Instructions to follow - Transcribe the whole listing below without changing a word, but leave out every image.

-----

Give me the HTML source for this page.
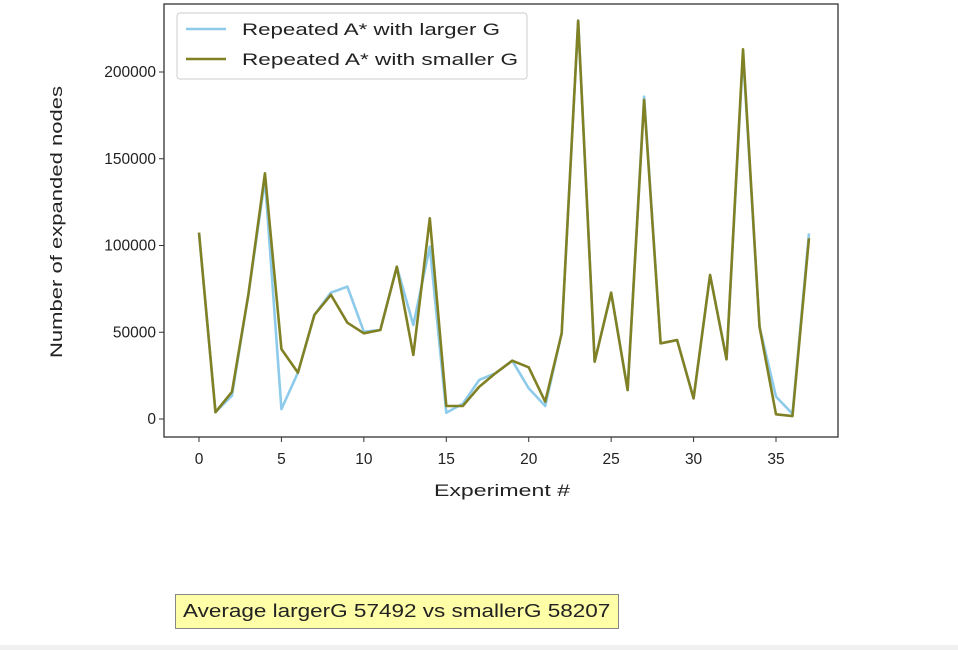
<!DOCTYPE html>
<html><head><meta charset="utf-8"><style>
body{margin:0;width:958px;height:650px;background:#fff;overflow:hidden;font-family:"Liberation Sans","DejaVu Sans",sans-serif}
#note{position:absolute;left:175px;top:594px;width:444px;height:35px;background:#ffffa8;border:1px solid #888;box-sizing:border-box;color:#222;white-space:nowrap}
#note span{position:absolute;left:7px;top:0;font-size:18px;line-height:32px;transform:scaleX(1.25);transform-origin:0 50%}
#bottom{position:absolute;left:0;top:645px;width:958px;height:5px;background:#f0f0f0}
</style></head><body>
<svg id="chart" width="958" height="650" style="position:absolute;left:0;top:0"></svg>
<div id="note"><span>Average largerG 57492 vs smallerG 58207</span></div>
<div id="bottom"></div>
<script>
const experiments=[0,1,2,3,4,5,6,7,8,9,10,11,12,13,14,15,16,17,18,19,20,21,22,23,24,25,26,27,28,29,30,31,32,33,34,35,36,37];
const largerG=[107400,3900,13500,72000,138000,5700,26700,60000,72800,76300,50300,51300,87800,54200,99300,3600,8800,22500,26500,33600,17700,7500,49400,229600,33000,72800,16700,185800,43600,45500,11900,83000,34400,210000,53200,12900,3000,107000];
const smallerG=[107400,3900,15700,72000,141600,40300,26700,60000,71600,55500,49400,51300,87800,36900,115700,7500,7500,18600,26500,33600,29800,10000,49400,229600,33000,72800,16700,183900,43600,45500,11900,83000,34400,213100,53200,2700,1700,104200];
const xTicks=[0,5,10,15,20,25,30,35];
const yTicks=[0,50000,100000,150000,200000];
const NS="http://www.w3.org/2000/svg";
const svg=document.getElementById('chart');
const L=164,R=838,T=4,B=437;
const xs=v=>199+v*(577/35);
const ys=v=>419-v*(86.75/50000);
function el(t,a){const e=document.createElementNS(NS,t);for(const k in a)e.setAttribute(k,a[k]);svg.appendChild(e);return e;}
const frame=el('rect',{x:L,y:T,width:R-L,height:B-T,fill:'none',stroke:'#333','stroke-width':1.3});


xTicks.forEach(t=>{
 const l=el('line',{x1:xs(t),x2:xs(t),y1:B,y2:B+5,stroke:'#333'});
 
 
 const tx=el('text',{x:xs(t),y:B+27,'text-anchor':'middle','font-size':15.5,fill:'#222'});tx.textContent=t;
 
 
});
yTicks.forEach(t=>{
 const l=el('line',{x1:L-5,x2:L,y1:ys(t),y2:ys(t),stroke:'#333'});
 
 
 const tx=el('text',{x:L-8,y:ys(t)+5,'text-anchor':'end','font-size':15.5,fill:'#222'});tx.textContent=t;
 
 
});
const xt=el('text',{x:434,y:496,'font-size':16.5,fill:'#222',textLength:136,lengthAdjust:'spacingAndGlyphs'});xt.textContent='Experiment #';


const yt=el('text',{x:0,y:0,'text-anchor':'middle','font-size':16.5,fill:'#222',textLength:272,lengthAdjust:'spacingAndGlyphs',transform:'translate(62,222) rotate(-90)'});yt.textContent='Number of expanded nodes';


function line(data,color,name){
 const p=el('polyline',{points:data.map((v,i)=>xs(experiments[i])+','+ys(v)).join(' '),fill:'none',stroke:color,'stroke-width':2.6,'stroke-linejoin':'round'});
 
 
}
line(largerG,'#8ecbea','series-larger-g');
line(smallerG,'#808024','series-smaller-g');
const lg=el('rect',{x:177,y:13,width:350,height:66,rx:3,fill:'#fff','fill-opacity':0.9,stroke:'#ccc'});


[['Repeated A* with larger G','#8ecbea',29,258],['Repeated A* with smaller G','#808024',59,276]].forEach(([t,c,y,w])=>{
 const l=el('line',{x1:186,x2:226,y1:y,y2:y,stroke:c,'stroke-width':2.6});
 
 
 const tx=el('text',{x:242,y:y+6,'font-size':16.5,fill:'#222',textLength:w,lengthAdjust:'spacingAndGlyphs'});tx.textContent=t;
 
 
});
</script>
</body></html>
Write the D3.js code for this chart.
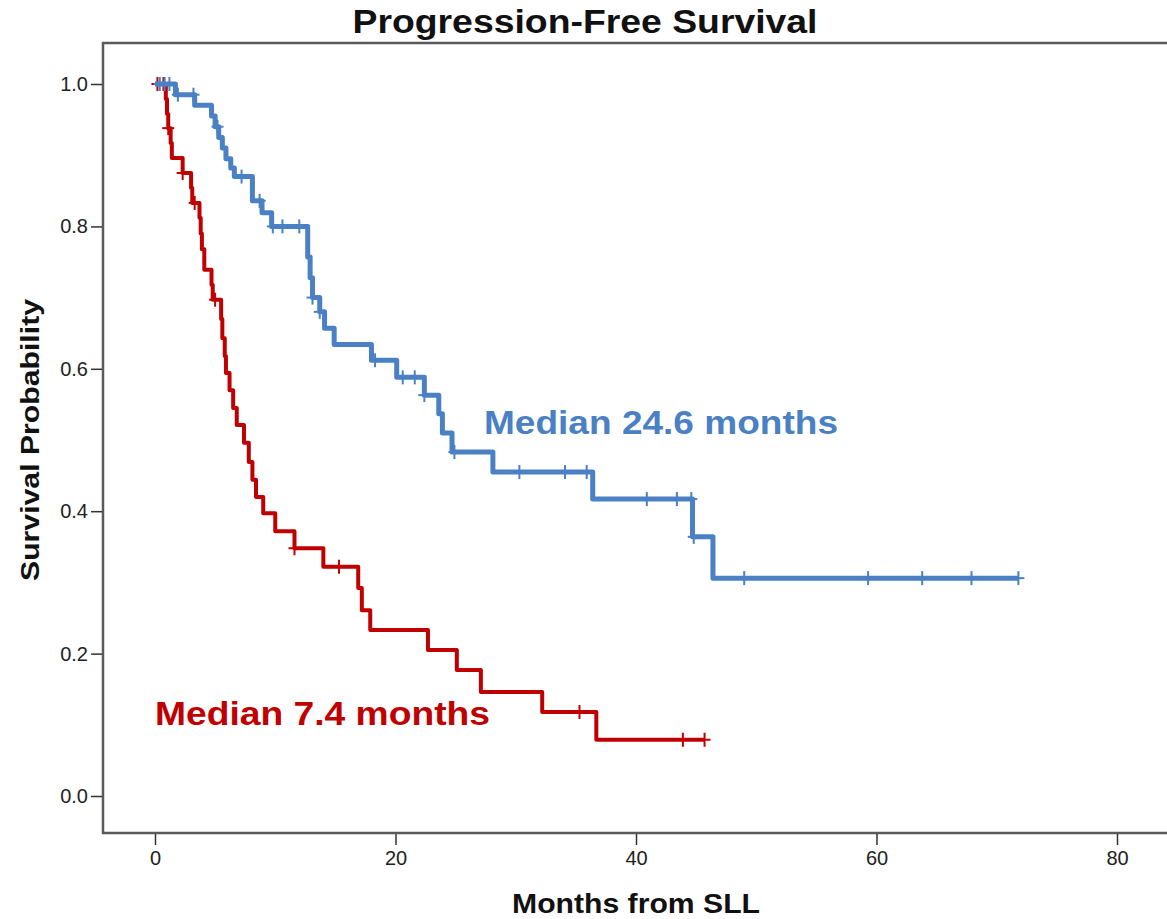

-----

Written reply -
Give me the HTML source for this page.
<!DOCTYPE html>
<html><head><meta charset="utf-8"><style>
body{margin:0;width:958px;height:650px;background:#fff;overflow:hidden;font-family:"Liberation Sans","DejaVu Sans",sans-serif}
#note{position:absolute;left:175px;top:594px;width:444px;height:35px;background:#ffffa8;border:1px solid #888;box-sizing:border-box;color:#222;white-space:nowrap}
#note span{position:absolute;left:7px;top:0;font-size:18px;line-height:32px;transform:scaleX(1.25);transform-origin:0 50%}
#bottom{position:absolute;left:0;top:645px;width:958px;height:5px;background:#f0f0f0}
</style></head><body>
<svg id="chart" width="958" height="650" style="position:absolute;left:0;top:0"></svg>
<div id="note"><span>Average largerG 57492 vs smallerG 58207</span></div>
<div id="bottom"></div>
<script>
const experiments=[0,1,2,3,4,5,6,7,8,9,10,11,12,13,14,15,16,17,18,19,20,21,22,23,24,25,26,27,28,29,30,31,32,33,34,35,36,37];
const largerG=[107400,3900,13500,72000,138000,5700,26700,60000,72800,76300,50300,51300,87800,54200,99300,3600,8800,22500,26500,33600,17700,7500,49400,229600,33000,72800,16700,185800,43600,45500,11900,83000,34400,210000,53200,12900,3000,107000];
const smallerG=[107400,3900,15700,72000,141600,40300,26700,60000,71600,55500,49400,51300,87800,36900,115700,7500,7500,18600,26500,33600,29800,10000,49400,229600,33000,72800,16700,183900,43600,45500,11900,83000,34400,213100,53200,2700,1700,104200];
const xTicks=[0,5,10,15,20,25,30,35];
const yTicks=[0,50000,100000,150000,200000];
const NS="http://www.w3.org/2000/svg";
const svg=document.getElementById('chart');
const L=164,R=838,T=4,B=437;
const xs=v=>199+v*(577/35);
const ys=v=>419-v*(86.75/50000);
function el(t,a){const e=document.createElementNS(NS,t);for(const k in a)e.setAttribute(k,a[k]);svg.appendChild(e);return e;}
const frame=el('rect',{x:L,y:T,width:R-L,height:B-T,fill:'none',stroke:'#333','stroke-width':1.3});


xTicks.forEach(t=>{
 const l=el('line',{x1:xs(t),x2:xs(t),y1:B,y2:B+5,stroke:'#333'});
 
 
 const tx=el('text',{x:xs(t),y:B+27,'text-anchor':'middle','font-size':15.5,fill:'#222'});tx.textContent=t;
 
 
});
yTicks.forEach(t=>{
 const l=el('line',{x1:L-5,x2:L,y1:ys(t),y2:ys(t),stroke:'#333'});
 
 
 const tx=el('text',{x:L-8,y:ys(t)+5,'text-anchor':'end','font-size':15.5,fill:'#222'});tx.textContent=t;
 
 
});
const xt=el('text',{x:434,y:496,'font-size':16.5,fill:'#222',textLength:136,lengthAdjust:'spacingAndGlyphs'});xt.textContent='Experiment #';


const yt=el('text',{x:0,y:0,'text-anchor':'middle','font-size':16.5,fill:'#222',textLength:272,lengthAdjust:'spacingAndGlyphs',transform:'translate(62,222) rotate(-90)'});yt.textContent='Number of expanded nodes';


function line(data,color,name){
 const p=el('polyline',{points:data.map((v,i)=>xs(experiments[i])+','+ys(v)).join(' '),fill:'none',stroke:color,'stroke-width':2.6,'stroke-linejoin':'round'});
 
 
}
line(largerG,'#8ecbea','series-larger-g');
line(smallerG,'#808024','series-smaller-g');
const lg=el('rect',{x:177,y:13,width:350,height:66,rx:3,fill:'#fff','fill-opacity':0.9,stroke:'#ccc'});


[['Repeated A* with larger G','#8ecbea',29,258],['Repeated A* with smaller G','#808024',59,276]].forEach(([t,c,y,w])=>{
 const l=el('line',{x1:186,x2:226,y1:y,y2:y,stroke:c,'stroke-width':2.6});
 
 
 const tx=el('text',{x:242,y:y+6,'font-size':16.5,fill:'#222',textLength:w,lengthAdjust:'spacingAndGlyphs'});tx.textContent=t;
 
 
});
</script>
</body></html>
Write the D3.js code for this chart.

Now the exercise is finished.